Start DATA SHOWN

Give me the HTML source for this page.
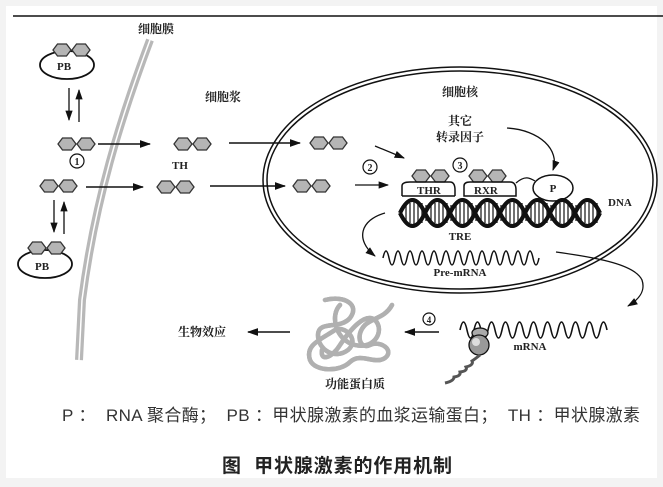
<!DOCTYPE html>
<html><head><meta charset="utf-8"><style>
html,body{margin:0;padding:0;background:#f3f3f3;}
svg{display:block;}
.t{font-family:"Liberation Serif","Noto Serif CJK SC",serif;font-weight:bold;fill:#222;}
</style></head><body>
<svg width="663" height="487" viewBox="0 0 663 487" xmlns="http://www.w3.org/2000/svg">
<defs>
<g id="hx"><polygon points="-9,0 -4.5,-6 4.5,-6 9,0 4.5,6 -4.5,6" fill="#b5b5b5" stroke="#333" stroke-width="1.3"/></g>
<g id="hp"><use href="#hx" x="0"/><use href="#hx" x="19"/></g>
<marker id="ar" viewBox="0 0 10 10" refX="9" refY="5" markerWidth="8" markerHeight="8" orient="auto"><path d="M0,1.5 L10,5 L0,8.5 Z" fill="#111"/></marker>
</defs>
<rect x="6" y="6" width="651" height="472" fill="#fff"/>
<line x1="13" y1="16" x2="663" y2="16" stroke="#111" stroke-width="1.5"/>

<path d="M150,40 C120,120 95,200 82,300 L79,360" fill="none" stroke="#b8b8b8" stroke-width="8"/>
<path d="M150,40 C120,120 95,200 82,300 L79,360" fill="none" stroke="#fff" stroke-width="1.5"/>
<text class="t" x="138" y="33" font-size="12">细胞膜</text>
<text class="t" x="205" y="101" font-size="12">细胞浆</text>

<ellipse cx="67" cy="65" rx="27" ry="14" fill="#fff" stroke="#111" stroke-width="1.8"/>
<use href="#hp" x="62" y="50"/>
<text class="t" x="57" y="70" font-size="11">PB</text>
<line x1="69" y1="88" x2="69" y2="120" stroke="#111" stroke-width="1.3" marker-end="url(#ar)"/>
<line x1="79" y1="122" x2="79" y2="90" stroke="#111" stroke-width="1.3" marker-end="url(#ar)"/>
<use href="#hp" x="67" y="144"/>
<circle cx="77" cy="161" r="7" fill="#fff" stroke="#111" stroke-width="1.2"/>
<text class="t" x="77" y="165" font-size="10" text-anchor="middle">1</text>
<use href="#hp" x="49" y="186"/>
<line x1="54" y1="200" x2="54" y2="232" stroke="#111" stroke-width="1.3" marker-end="url(#ar)"/>
<line x1="64" y1="234" x2="64" y2="202" stroke="#111" stroke-width="1.3" marker-end="url(#ar)"/>
<ellipse cx="45" cy="264" rx="27" ry="14" fill="#fff" stroke="#111" stroke-width="1.8"/>
<use href="#hp" x="37" y="248"/>
<text class="t" x="35" y="270" font-size="11">PB</text>

<line x1="98" y1="144" x2="150" y2="144" stroke="#111" stroke-width="1.4" marker-end="url(#ar)"/>
<line x1="86" y1="187" x2="143" y2="187" stroke="#111" stroke-width="1.4" marker-end="url(#ar)"/>
<use href="#hp" x="183" y="144"/>
<text class="t" x="172" y="169" font-size="11">TH</text>
<use href="#hp" x="166" y="187"/>
<line x1="229" y1="143" x2="300" y2="143" stroke="#111" stroke-width="1.4" marker-end="url(#ar)"/>
<line x1="210" y1="186" x2="285" y2="186" stroke="#111" stroke-width="1.4" marker-end="url(#ar)"/>

<ellipse cx="460" cy="180" rx="197" ry="113" fill="none" stroke="#111" stroke-width="1.5"/>
<ellipse cx="460" cy="180" rx="193" ry="109" fill="none" stroke="#111" stroke-width="1.5"/>
<text class="t" x="460" y="96" font-size="12" text-anchor="middle">细胞核</text>
<text class="t" x="460" y="125" font-size="12" text-anchor="middle">其它</text>
<text class="t" x="460" y="141" font-size="12" text-anchor="middle">转录因子</text>
<use href="#hp" x="319" y="143"/>
<use href="#hp" x="302" y="186"/>
<line x1="375" y1="146" x2="404" y2="158" stroke="#111" stroke-width="1.3" marker-end="url(#ar)"/>
<line x1="355" y1="185" x2="388" y2="185" stroke="#111" stroke-width="1.3" marker-end="url(#ar)"/>
<circle cx="370" cy="167" r="7" fill="#fff" stroke="#111" stroke-width="1.2"/>
<text class="t" x="370" y="171" font-size="10" text-anchor="middle">2</text>
<circle cx="460" cy="165" r="7" fill="#fff" stroke="#111" stroke-width="1.2"/>
<text class="t" x="460" y="169" font-size="10" text-anchor="middle">3</text>
<path d="M507,128 C540,130 560,150 553,170" fill="none" stroke="#111" stroke-width="1.3" marker-end="url(#ar)"/>

<use href="#hp" x="421" y="176"/>
<use href="#hp" x="478" y="176"/>
<path d="M402,196 L402,186 Q402,182 410,182 L450,182 Q455,182 455,190 L455,196" fill="none" stroke="#111" stroke-width="1.5"/>
<path d="M464,196 L464,186 Q464,182 470,182 L510,182 Q516,182 516,190 L516,196 Z" fill="none" stroke="#111" stroke-width="1.5"/>
<path d="M402,196 L455,196" fill="none" stroke="#111" stroke-width="1.5"/>
<text class="t" x="417" y="194" font-size="11">THR</text>
<text class="t" x="474" y="194" font-size="11">RXR</text>
<path d="M516,183 C525,175 530,178 535,181" fill="none" stroke="#111" stroke-width="1.3"/>
<ellipse cx="553" cy="188" rx="20" ry="13" fill="#fff" stroke="#111" stroke-width="1.5"/>
<text class="t" x="553" y="192" font-size="11" text-anchor="middle">P</text>

<g stroke="#333" stroke-width="1.4">
<path d="M406,205V221M410,203V223M414,202V224M418,202V224M422,203V223M426,205V221
M431,205V221M435,203V223M439,202V224M443,202V224M447,203V223M451,205V221
M456,205V221M460,203V223M464,202V224M468,202V224M472,203V223M476,205V221
M481,205V221M485,203V223M489,202V224M493,202V224M497,203V223M501,205V221
M506,205V221M510,203V223M514,202V224M518,202V224M522,203V223M526,205V221
M531,205V221M535,203V223M539,202V224M543,202V224M547,203V223M551,205V221
M556,205V221M560,203V223M564,202V224M568,202V224M572,203V223M576,205V221
M581,205V221M585,203V223M589,202V224M593,202V224M597,203V223"/>
</g>
<g fill="none">
<path id="s1" d="M400,213 q12.5,-26 25,0 t25,0 t25,0 t25,0 t25,0 t25,0 t25,0 t25,0" stroke="#111" stroke-width="4"/>
<path id="s2" d="M400,213 q12.5,26 25,0 t25,0 t25,0 t25,0 t25,0 t25,0 t25,0 t25,0" stroke="#111" stroke-width="4"/>
<use href="#s1" stroke="#999" stroke-width="1"/>
<use href="#s2" stroke="#999" stroke-width="1"/>
</g>
<text class="t" x="608" y="206" font-size="11">DNA</text>
<text class="t" x="460" y="240" font-size="11" text-anchor="middle">TRE</text>
<path d="M385,213 C360,220 355,240 375,256" fill="none" stroke="#111" stroke-width="1.3" marker-end="url(#ar)"/>

<path d="M383,258 q3,-14 6,0 t6,0 t6,0 t6,0 t6,0 t6,0 t6,0 t6,0 t6,0 t6,0 t6,0 t6,0 t6,0 t6,0 t6,0 t6,0 t6,0 t6,0 t6,0 t6,0 t6,0 t6,0 t6,0 t6,0 t6,0 t6,0" fill="none" stroke="#111" stroke-width="1.5"/>
<text class="t" x="460" y="276" font-size="11" text-anchor="middle">Pre-mRNA</text>
<path d="M556,252 C600,258 635,265 642,280 C646,292 638,300 628,306" fill="none" stroke="#111" stroke-width="1.3" marker-end="url(#ar)"/>

<path d="M460,330 q3.5,-16 7,0 t7,0 t7,0 t7,0 t7,0 t7,0 t7,0 t7,0 t7,0 t7,0 t7,0 t7,0 t7,0 t7,0 t7,0 t7,0 t7,0 t7,0 t7,0 t7,0 t7,0" fill="none" stroke="#111" stroke-width="1.6"/>
<text class="t" x="530" y="350" font-size="11" text-anchor="middle">mRNA</text>
<ellipse cx="480" cy="333" rx="8" ry="5" fill="#aaa" stroke="#111" stroke-width="1.3"/>
<circle cx="479" cy="345" r="10" fill="#999" stroke="#111" stroke-width="1.3"/>
<circle cx="476" cy="342" r="4" fill="#ddd"/>
<path d="M480,355 q-5,4 -8,6 q2,4 -6,6 q2,4 -6,5 q1,4 -6,5 q0,4 -9,6" fill="none" stroke="#555" stroke-width="3"/>
<circle cx="429" cy="319" r="6" fill="#fff" stroke="#111" stroke-width="1.2"/>
<text class="t" x="429" y="323" font-size="9" text-anchor="middle">4</text>
<line x1="439" y1="332" x2="405" y2="332" stroke="#111" stroke-width="1.4" marker-end="url(#ar)"/>

<g fill="none" stroke-linecap="round" stroke-linejoin="round">
<path id="pr" d="M325,300 C345,295 360,305 350,318 C340,330 318,320 318,335 C318,350 335,360 348,350 C360,340 345,325 335,330 C320,340 305,345 310,360 C315,372 340,372 350,362 C360,352 375,365 385,358 C395,350 380,340 370,345 C360,350 355,335 365,325 C372,318 385,318 392,305 M340,305 C330,315 335,340 355,345 C375,350 385,330 375,320 C365,312 350,330 340,345 C332,358 320,362 322,350" stroke="#b0b0b0" stroke-width="4.5"/>
<use href="#pr" stroke="#fff" stroke-width="1.6"/>
</g>
<text class="t" x="355" y="388" font-size="12" text-anchor="middle">功能蛋白质</text>
<line x1="290" y1="332" x2="248" y2="332" stroke="#111" stroke-width="1.4" marker-end="url(#ar)"/>
<text class="t" x="178" y="336" font-size="12">生物效应</text>

<text x="62" y="421" font-size="17" fill="#333" textLength="578" lengthAdjust="spacing" font-family="'Liberation Sans','Noto Sans CJK SC',sans-serif" xml:space="preserve">P ：  RNA 聚合酶；  PB ：甲状腺激素的血浆运输蛋白；  TH ：甲状腺激素</text>
<text x="222" y="472" font-size="19" font-weight="bold" fill="#222" textLength="230" lengthAdjust="spacing" font-family="'Liberation Sans','Noto Sans CJK SC',sans-serif" xml:space="preserve">图  甲状腺激素的作用机制</text>
</svg>
</body></html>
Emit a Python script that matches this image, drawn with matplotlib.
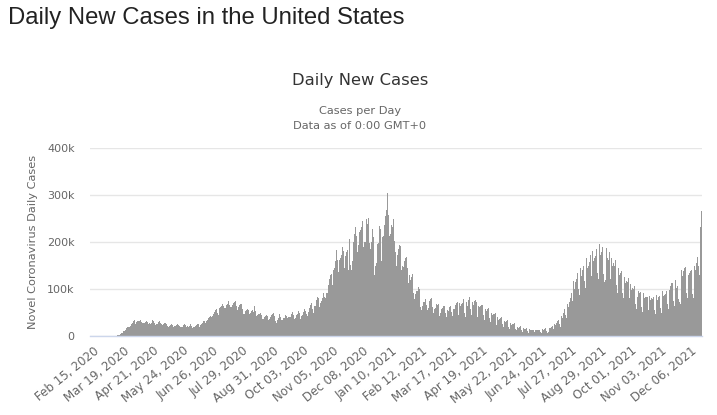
import matplotlib.pyplot as plt
import matplotlib.transforms as mtransforms
import pandas as pd

# daily new cases in thousands, one row per week (Sat..Fri), starting Sat Feb 15, 2020
cases_2020 = [
    0, 0, 0, 0, 0, 0, 0,
    0, 0, 0, 0, 0, 0, 0,
    0, 0, 0, 0, 0, 0.1, 0.1,
    0.1, 0.1, 0.2, 0.3, 0.4, 0.4, 0.6,
    0.7, 0.8, 1.2, 1.6, 2.7, 4.5, 5.8,
    7.3, 9.0, 10.9, 11.4, 13.3, 17.4, 18.7,
    19.5, 19.0, 21.5, 25.0, 27.0, 29.5, 32.0,
    33.0, 26.5, 29.0, 31.5, 31.0, 32.5, 33.5,
    30.5, 27.5, 25.5, 27.0, 28.5, 30.0, 32.0,
    30.0, 26.0, 27.0, 26.5, 28.0, 31.5, 33.0,
    31.0, 27.0, 23.5, 24.5, 26.5, 29.5, 32.0,
    28.0, 25.0, 22.5, 23.0, 25.0, 27.5, 28.5,
    25.0, 20.5, 19.5, 22.0, 22.5, 27.5, 25.5,
    24.0, 18.5, 21.0, 20.5, 23.0, 25.5, 24.0,
    22.0, 19.0, 17.5, 19.0, 20.0, 22.5, 24.5,
    23.5, 19.5, 20.5, 20.0, 21.0, 22.0, 24.5,
    22.0, 18.0, 18.5, 20.0, 21.5, 23.0, 25.0,
    25.0, 19.5, 19.0, 23.0, 25.5, 28.0, 32.0,
    32.0, 27.0, 31.0, 35.0, 37.5, 39.5, 45.5,
    43.0, 40.5, 42.0, 47.5, 50.5, 56.0, 57.5,
    48.0, 45.5, 51.0, 60.0, 61.0, 63.0, 68.5,
    63.0, 60.0, 59.5, 66.0, 68.5, 74.5, 76.0,
    67.0, 61.0, 61.5, 66.0, 69.5, 73.0, 75.5,
    64.5, 56.0, 57.5, 61.0, 66.0, 67.5, 68.0,
    58.0, 47.5, 47.0, 52.5, 55.5, 58.5, 61.0,
    56.0, 46.0, 48.5, 52.5, 55.0, 52.0, 63.5,
    52.5, 42.0, 38.5, 44.5, 47.0, 46.0, 49.0,
    44.5, 35.5, 37.0, 40.5, 43.5, 45.5, 48.5,
    43.5, 34.5, 36.0, 41.0, 44.5, 46.0, 50.0,
    42.5, 31.5, 25.0, 28.5, 35.0, 37.5, 47.0,
    40.5, 34.5, 35.0, 38.5, 39.0, 44.5, 48.5,
    43.0, 37.5, 39.5, 40.5, 40.0, 46.0, 51.0,
    45.0, 35.5, 37.5, 42.0, 45.0, 47.5, 52.5,
    49.0, 37.0, 43.5, 45.5, 52.0, 56.5, 58.5,
    54.0, 46.5, 42.5, 51.5, 59.5, 65.0, 70.5,
    56.5, 49.5, 63.5, 62.0, 63.5, 76.0, 84.0,
    80.0, 62.5, 69.5, 75.0, 80.5, 92.5, 101.0,
    83.0, 81.0, 91.5, 92.0, 108.0, 122.0, 130.0,
    131.0, 108.5, 140.0, 138.5, 145.0, 160.0, 182.0,
    162.0, 136.0, 162.0, 165.0, 172.0, 190.0, 200.5,
    180.0, 144.0, 171.0, 178.0, 184.0, 140.0, 207.0,
    152.0, 140.0, 160.0, 180.0, 200.0, 217.0, 232.0,
    212.0, 178.0, 193.0, 222.0, 225.0, 232.0, 245.0,
    212.0, 190.0, 200.0, 200.0, 248.0, 238.0, 250.0,
    198.0, 185.0, 200.0, 202.0, 228.0, 210.0, 130.0,
    150.0, 155.0, 195.0, 198.0, 235.0, 228.0,
]

# Fri Jan 1, 2021, then weeks Sat..Fri, ending Tue Dec 21, 2021
cases_2021 = [
    160,
    245, 210, 212, 236, 256, 268, 305,
    258, 212, 218, 226, 236, 232, 248,
    203, 178, 148, 172, 185, 193, 192,
    172, 140, 150, 147, 160, 165, 168,
    145, 112, 130, 118, 120, 125, 132,
    92, 78, 90, 95, 96, 105, 100,
    80, 62, 55, 63, 73, 72, 78,
    66, 56, 60, 72, 75, 78, 80,
    62, 50, 58, 60, 68, 66, 69,
    52, 42, 48, 57, 60, 63, 64,
    50, 40, 55, 54, 59, 62, 64,
    52, 42, 57, 57, 66, 70, 73,
    56, 44, 70, 63, 69, 71, 78,
    50, 40, 73, 64, 74, 77, 83,
    58, 45, 72, 67, 75, 76, 73,
    52, 40, 64, 62, 64, 65, 65,
    45, 34, 57, 53, 57, 57, 59,
    38, 29, 48, 44, 47, 47, 49,
    31, 24, 40, 35, 37, 39, 40,
    25, 19, 32, 29, 31, 32, 34,
    20, 15, 27, 24, 26, 26, 27,
    15, 10, 12, 20, 18, 19, 21,
    12, 8, 17, 15, 15, 15, 16,
    10, 7, 14, 13, 13, 12, 13,
    9, 6, 13, 12, 13, 12, 13,
    9, 7, 15, 13, 15, 15, 16,
    10, 7, 8, 17, 17, 19, 21,
    14, 10, 26, 24, 28, 31, 34,
    26, 20, 42, 38, 45, 50, 57,
    45, 38, 68, 62, 72, 80, 92,
    75, 62, 118, 100, 115, 122, 134,
    100, 88, 145, 128, 138, 140, 150,
    118, 102, 166, 145, 150, 158, 172,
    128, 115, 180, 160, 165, 170, 186,
    135, 122, 195, 172, 178, 182, 190,
    132, 115, 120, 188, 165, 162, 178,
    122, 108, 166, 150, 155, 148, 162,
    108, 92, 145, 130, 135, 128, 138,
    92, 80, 126, 112, 116, 114, 124,
    80, 68, 110, 98, 102, 100, 106,
    68, 58, 84, 95, 92, 90, 94,
    62, 52, 92, 80, 84, 82, 84,
    56, 48, 86, 76, 80, 78, 84,
    55, 47, 87, 76, 82, 82, 86,
    60, 50, 95, 86, 88, 90, 96,
    68, 58, 110, 98, 106, 112, 113,
    74, 64, 120, 102, 106, 70, 78,
    72, 68, 140, 128, 138, 145, 147,
    92, 80, 148, 130, 134, 138, 140,
    90, 80, 150, 140, 155, 160, 168,
    150, 130, 232, 265,
]

start_date = "2020-02-15"
tick_step = 33
y_ticks = [0, 100, 200, 300, 400]
y_labels = ["0", "100k", "200k", "300k", "400k"]

daily = cases_2020 + cases_2021
dates = pd.date_range(start_date, periods=len(daily), freq="D")
xs = list(range(len(daily)))

W, H = 717, 415
fig = plt.figure(figsize=(W / 100, H / 100), dpi=100)
fig.patch.set_facecolor("white")

# plot area in pixels: x 90..702, y 148..336
ax = fig.add_axes([90 / W, 1 - 336 / H, 612 / W, 188 / H])
ax.bar(xs, daily, width=1.0, color="#999999", linewidth=0, zorder=2)

ax.set_xlim(-0.5, len(daily) - 0.5)
ax.set_ylim(0, 400)
ax.set_yticks(y_ticks)
ax.set_yticklabels(y_labels)
ticks = xs[::tick_step]
ax.set_xticks(ticks)
ax.set_xticklabels([dates[i].strftime("%b %d, %Y") for i in ticks],
                   rotation=39, ha="right", rotation_mode="anchor")

ax.yaxis.grid(True, color="#e6e6e6", linewidth=1)
ax.set_axisbelow(True)
for s in ["top", "right", "left"]:
    ax.spines[s].set_visible(False)
ax.spines["bottom"].set_color("#ccd6eb")
ax.spines["bottom"].set_linewidth(1)
ax.spines["bottom"].set_zorder(3)

ax.tick_params(axis="y", length=0, pad=11, labelsize=8, labelcolor="#666666")
ax.tick_params(axis="x", length=0, pad=6, labelsize=8.6, labelcolor="#666666")
shift = mtransforms.ScaledTranslation(3 / 100, 0, fig.dpi_scale_trans)
for lab in ax.get_xticklabels():
    lab.set_family("DejaVu Sans")
    lab.set_transform(lab.get_transform() + shift)
for lab in ax.get_yticklabels():
    lab.set_family("DejaVu Sans")

fig.text(33 / W, 1 - 242 / H, "Novel Coronavirus Daily Cases", rotation=90,
         ha="center", va="center", fontsize=8.2, color="#666666", family="DejaVu Sans")

fig.text(8 / W, 1 - 18 / H, "Daily New Cases in the United States",
         ha="left", va="center", fontsize=17.2, color="#222222", family="Liberation Sans")
fig.text(0.502, 1 - 80 / H, "Daily New Cases", ha="center", va="center",
         fontsize=11.8, color="#333333", family="DejaVu Sans")
fig.text(0.502, 1 - 111 / H, "Cases per Day", ha="center", va="center",
         fontsize=8.2, color="#666666", family="DejaVu Sans")
fig.text(0.502, 1 - 126 / H, "Data as of 0:00 GMT+0", ha="center", va="center",
         fontsize=8.2, color="#666666", family="DejaVu Sans")

fig.savefig("out.png", dpi=100)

End DATA SHOWN

• _JOB_: Show the lines that mention the word "matplotlib".

• _EXERCISE RESULT_:
Emit a Python script that matches this image, drawn with matplotlib.
import matplotlib.pyplot as plt
import matplotlib.transforms as mtransforms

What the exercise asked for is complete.